**EXERCISE BRIEF**
Without including any pictures, write out the listing below exactly.
— BEGIN INFORMATION SHOWN —
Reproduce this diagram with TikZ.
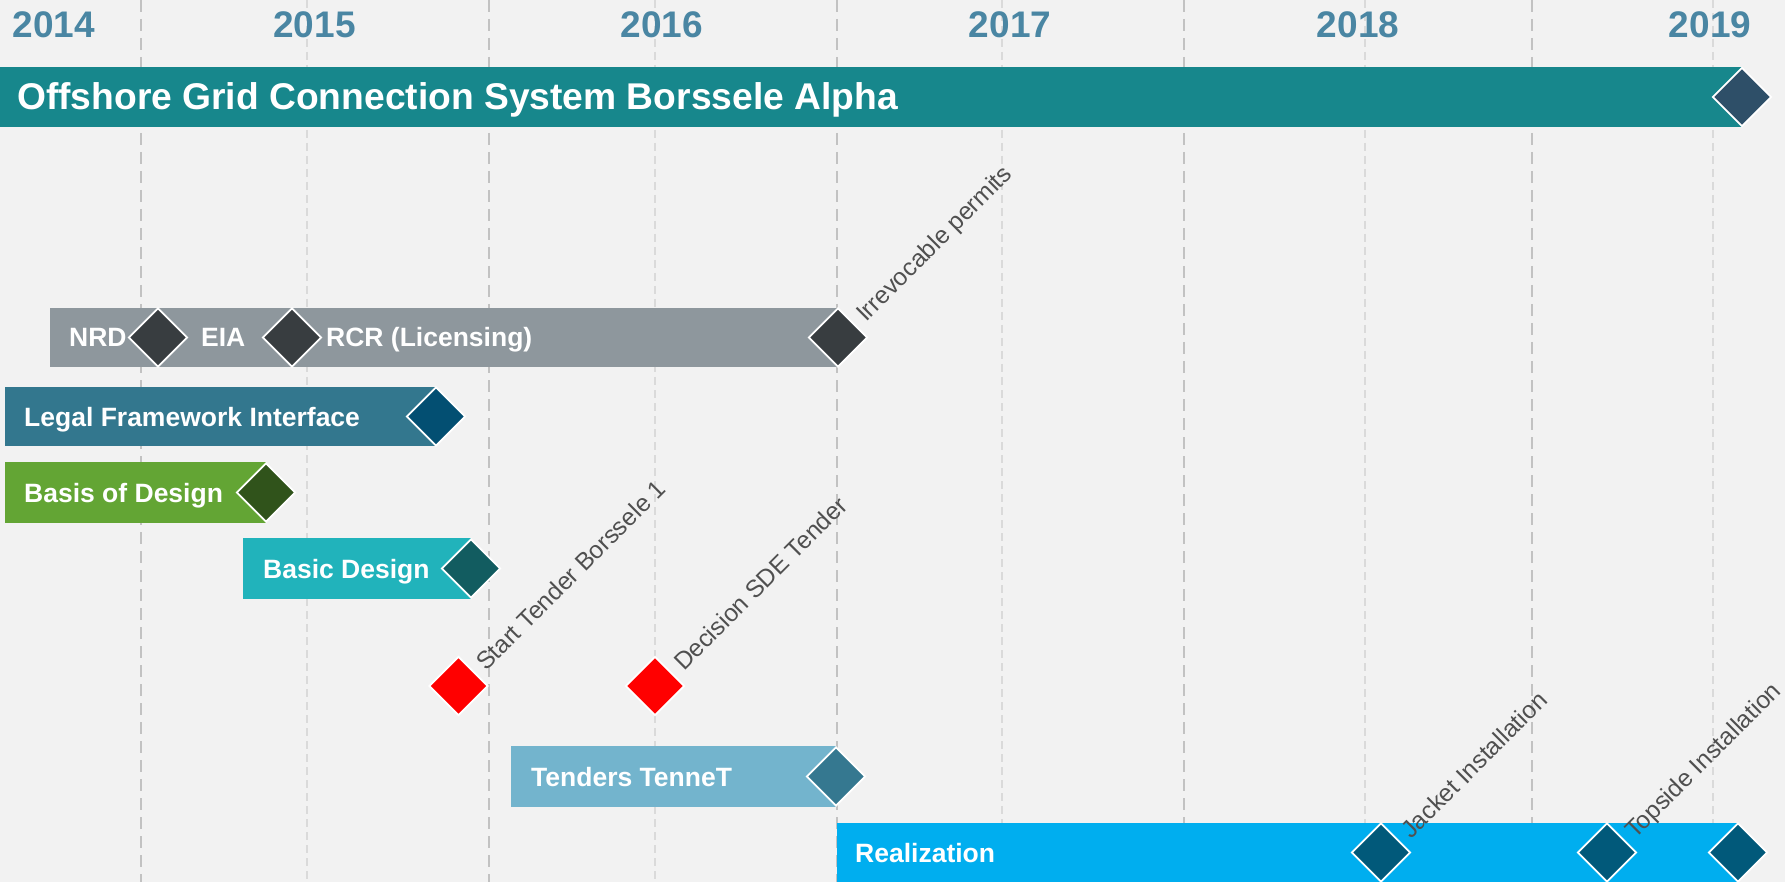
\documentclass[tikz,border=0pt]{standalone}
\usepackage{fontspec}
\setmainfont{Liberation Sans}
\usetikzlibrary{shapes.geometric}
\definecolor{bgc}{HTML}{F2F2F2}
\definecolor{yearc}{HTML}{4A86A3}
\definecolor{majc}{HTML}{C2C2C2}
\definecolor{minc}{HTML}{DADADA}
\definecolor{labc}{HTML}{505050}
\definecolor{mainbar}{HTML}{17878C}
\definecolor{maindia}{HTML}{2E4F68}
\definecolor{graybar}{HTML}{8E979D}
\definecolor{graydia}{HTML}{383D40}
\definecolor{legalbar}{HTML}{33778E}
\definecolor{legaldia}{HTML}{034F72}
\definecolor{basisbar}{HTML}{63A534}
\definecolor{basisdia}{HTML}{30531B}
\definecolor{basicbar}{HTML}{21B3BB}
\definecolor{basicdia}{HTML}{125C60}
\definecolor{redc}{HTML}{FF0000}
\definecolor{tendbar}{HTML}{73B4CD}
\definecolor{tenddia}{HTML}{357890}
\definecolor{realbar}{HTML}{00AEEF}
\definecolor{realdia}{HTML}{01597A}
\begin{document}
\begin{tikzpicture}[x=1pt,y=-1pt,
  bar/.style={rectangle, inner sep=0pt, outer sep=0pt, anchor=north west},
  ms/.style={diamond, inner sep=0pt, minimum width=59pt, minimum height=59pt, draw=white, line width=1.8pt},
  bartext/.style={anchor=base west, text=white, font=\fontsize{26.5}{30}\selectfont\bfseries, inner sep=0pt},
  titletext/.style={anchor=base west, text=white, font=\fontsize{37.2}{40}\selectfont\bfseries, inner sep=0pt},
  year/.style={anchor=base, text=yearc, font=\fontsize{37}{40}\selectfont\bfseries, inner sep=0pt},
  mlabel/.style={anchor=base west, rotate=45, text=labc, font=\fontsize{24.5}{28}\selectfont, inner sep=0pt},
  major/.style={draw=majc, line width=2.5pt, dash pattern=on 12pt off 7pt},
  minor/.style={draw=minc, line width=1.5pt, dash pattern=on 8pt off 5pt}]
\useasboundingbox (0,0) rectangle (1785,882);
\fill[bgc] (0,0) rectangle (1785,882);
% grid
\foreach \gx in {307,655,1002,1365,1713} \draw[minor] (\gx,0) -- (\gx,882);
\foreach \gx in {141,489,837,1184,1532} \draw[major] (\gx,0) -- (\gx,882);
% years
\node[year] (y14) at (54,38) {2014};
\node[year] (y15) at (314.5,38) {2015};
\node[year] (y16) at (662,38) {2016};
\node[year] (y17) at (1010,38) {2017};
\node[year] (y18) at (1358,38) {2018};
\node[year] (y19) at (1710,38) {2019};
% bars
\node[bar, fill=mainbar, minimum width=1742pt, minimum height=60pt] (main) at (0,67) {};
\node[bar, fill=graybar, minimum width=788pt, minimum height=59pt] (lic) at (50,308) {};
\node[bar, fill=legalbar, minimum width=431pt, minimum height=59pt] (legal) at (5,387) {};
\node[bar, fill=basisbar, minimum width=261pt, minimum height=61pt] (basis) at (5,462) {};
\node[bar, fill=basicbar, minimum width=228pt, minimum height=61pt] (basic) at (243,538) {};
\node[bar, fill=tendbar, minimum width=325pt, minimum height=61pt] (tend) at (511,746) {};
\node[bar, fill=realbar, minimum width=900pt, minimum height=60pt] (real) at (837,823) {};
% diamonds
\node[ms, fill=maindia] (dmain) at (1742,97) {};
\node[ms, fill=graydia] (dnrd) at (158,337.5) {};
\node[ms, fill=graydia] (deia) at (292,337.5) {};
\node[ms, fill=graydia] (dirr) at (838,337.5) {};
\node[ms, fill=legaldia] (dlegal) at (436,416.5) {};
\node[ms, fill=basisdia] (dbasis) at (266,492.5) {};
\node[ms, fill=basicdia] (dbasic) at (471,568.5) {};
\node[ms, fill=redc] (dstart) at (458.5,686) {};
\node[ms, fill=redc] (ddec) at (655,686) {};
\node[ms, fill=tenddia] (dtend) at (836,776.5) {};
\node[ms, fill=realdia] (djack) at (1381,852.5) {};
\node[ms, fill=realdia] (dtop) at (1607,852.5) {};
\node[ms, fill=realdia] (dend) at (1738,852.5) {};
% bar texts
\node[titletext] (tmain) at (17,110) {Offshore Grid Connection System Borssele Alpha};
\node[bartext] (tnrd) at (69,347) {NRD};
\node[bartext] (teia) at (201,347) {EIA};
\node[bartext] (trcr) at (326,347) {RCR (Licensing)};
\node[bartext] (tlegal) at (24,426) {Legal Framework Interface};
\node[bartext] (tbasis) at (24,502.5) {Basis of Design};
\node[bartext] (tbasic) at (263,578) {Basic Design};
\node[bartext] (ttend) at (531,786) {Tenders TenneT};
\node[bartext] (treal) at (855,862) {Realization};
% milestone labels
\node[mlabel] (lirr) at (866,323) {Irrevocable permits};
\node[mlabel] (lstart) at (486,672) {Start Tender Borssele 1};
\node[mlabel] (ldec) at (684,672) {Decision SDE Tender};
\node[mlabel] (ljack) at (1411,840) {Jacket Installation};
\node[mlabel] (ltop) at (1635,840) {Topside Installation};
\end{tikzpicture}
\end{document}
— END INFORMATION SHOWN —
**WRITTEN SOLUTION**
Reproduce this diagram with TikZ.
\documentclass[tikz,border=0pt]{standalone}
\usepackage{fontspec}
\setmainfont{Liberation Sans}
\usetikzlibrary{shapes.geometric}
\definecolor{bgc}{HTML}{F2F2F2}
\definecolor{yearc}{HTML}{4A86A3}
\definecolor{majc}{HTML}{C2C2C2}
\definecolor{minc}{HTML}{DADADA}
\definecolor{labc}{HTML}{505050}
\definecolor{mainbar}{HTML}{17878C}
\definecolor{maindia}{HTML}{2E4F68}
\definecolor{graybar}{HTML}{8E979D}
\definecolor{graydia}{HTML}{383D40}
\definecolor{legalbar}{HTML}{33778E}
\definecolor{legaldia}{HTML}{034F72}
\definecolor{basisbar}{HTML}{63A534}
\definecolor{basisdia}{HTML}{30531B}
\definecolor{basicbar}{HTML}{21B3BB}
\definecolor{basicdia}{HTML}{125C60}
\definecolor{redc}{HTML}{FF0000}
\definecolor{tendbar}{HTML}{73B4CD}
\definecolor{tenddia}{HTML}{357890}
\definecolor{realbar}{HTML}{00AEEF}
\definecolor{realdia}{HTML}{01597A}
\begin{document}
\begin{tikzpicture}[x=1pt,y=-1pt,
  bar/.style={rectangle, inner sep=0pt, outer sep=0pt, anchor=north west},
  ms/.style={diamond, inner sep=0pt, minimum width=59pt, minimum height=59pt, draw=white, line width=1.8pt},
  bartext/.style={anchor=base west, text=white, font=\fontsize{26.5}{30}\selectfont\bfseries, inner sep=0pt},
  titletext/.style={anchor=base west, text=white, font=\fontsize{37.2}{40}\selectfont\bfseries, inner sep=0pt},
  year/.style={anchor=base, text=yearc, font=\fontsize{37}{40}\selectfont\bfseries, inner sep=0pt},
  mlabel/.style={anchor=base west, rotate=45, text=labc, font=\fontsize{24.5}{28}\selectfont, inner sep=0pt},
  major/.style={draw=majc, line width=2.5pt, dash pattern=on 12pt off 7pt},
  minor/.style={draw=minc, line width=1.5pt, dash pattern=on 8pt off 5pt}]
\useasboundingbox (0,0) rectangle (1785,882);
\fill[bgc] (0,0) rectangle (1785,882);
% grid
\foreach \gx in {307,655,1002,1365,1713} \draw[minor] (\gx,0) -- (\gx,882);
\foreach \gx in {141,489,837,1184,1532} \draw[major] (\gx,0) -- (\gx,882);
% years
\node[year] (y14) at (54,38) {2014};
\node[year] (y15) at (314.5,38) {2015};
\node[year] (y16) at (662,38) {2016};
\node[year] (y17) at (1010,38) {2017};
\node[year] (y18) at (1358,38) {2018};
\node[year] (y19) at (1710,38) {2019};
% bars
\node[bar, fill=mainbar, minimum width=1742pt, minimum height=60pt] (main) at (0,67) {};
\node[bar, fill=graybar, minimum width=788pt, minimum height=59pt] (lic) at (50,308) {};
\node[bar, fill=legalbar, minimum width=431pt, minimum height=59pt] (legal) at (5,387) {};
\node[bar, fill=basisbar, minimum width=261pt, minimum height=61pt] (basis) at (5,462) {};
\node[bar, fill=basicbar, minimum width=228pt, minimum height=61pt] (basic) at (243,538) {};
\node[bar, fill=tendbar, minimum width=325pt, minimum height=61pt] (tend) at (511,746) {};
\node[bar, fill=realbar, minimum width=900pt, minimum height=60pt] (real) at (837,823) {};
% diamonds
\node[ms, fill=maindia] (dmain) at (1742,97) {};
\node[ms, fill=graydia] (dnrd) at (158,337.5) {};
\node[ms, fill=graydia] (deia) at (292,337.5) {};
\node[ms, fill=graydia] (dirr) at (838,337.5) {};
\node[ms, fill=legaldia] (dlegal) at (436,416.5) {};
\node[ms, fill=basisdia] (dbasis) at (266,492.5) {};
\node[ms, fill=basicdia] (dbasic) at (471,568.5) {};
\node[ms, fill=redc] (dstart) at (458.5,686) {};
\node[ms, fill=redc] (ddec) at (655,686) {};
\node[ms, fill=tenddia] (dtend) at (836,776.5) {};
\node[ms, fill=realdia] (djack) at (1381,852.5) {};
\node[ms, fill=realdia] (dtop) at (1607,852.5) {};
\node[ms, fill=realdia] (dend) at (1738,852.5) {};
% bar texts
\node[titletext] (tmain) at (17,110) {Offshore Grid Connection System Borssele Alpha};
\node[bartext] (tnrd) at (69,347) {NRD};
\node[bartext] (teia) at (201,347) {EIA};
\node[bartext] (trcr) at (326,347) {RCR (Licensing)};
\node[bartext] (tlegal) at (24,426) {Legal Framework Interface};
\node[bartext] (tbasis) at (24,502.5) {Basis of Design};
\node[bartext] (tbasic) at (263,578) {Basic Design};
\node[bartext] (ttend) at (531,786) {Tenders TenneT};
\node[bartext] (treal) at (855,862) {Realization};
% milestone labels
\node[mlabel] (lirr) at (866,323) {Irrevocable permits};
\node[mlabel] (lstart) at (486,672) {Start Tender Borssele 1};
\node[mlabel] (ldec) at (684,672) {Decision SDE Tender};
\node[mlabel] (ljack) at (1411,840) {Jacket Installation};
\node[mlabel] (ltop) at (1635,840) {Topside Installation};
\end{tikzpicture}
\end{document}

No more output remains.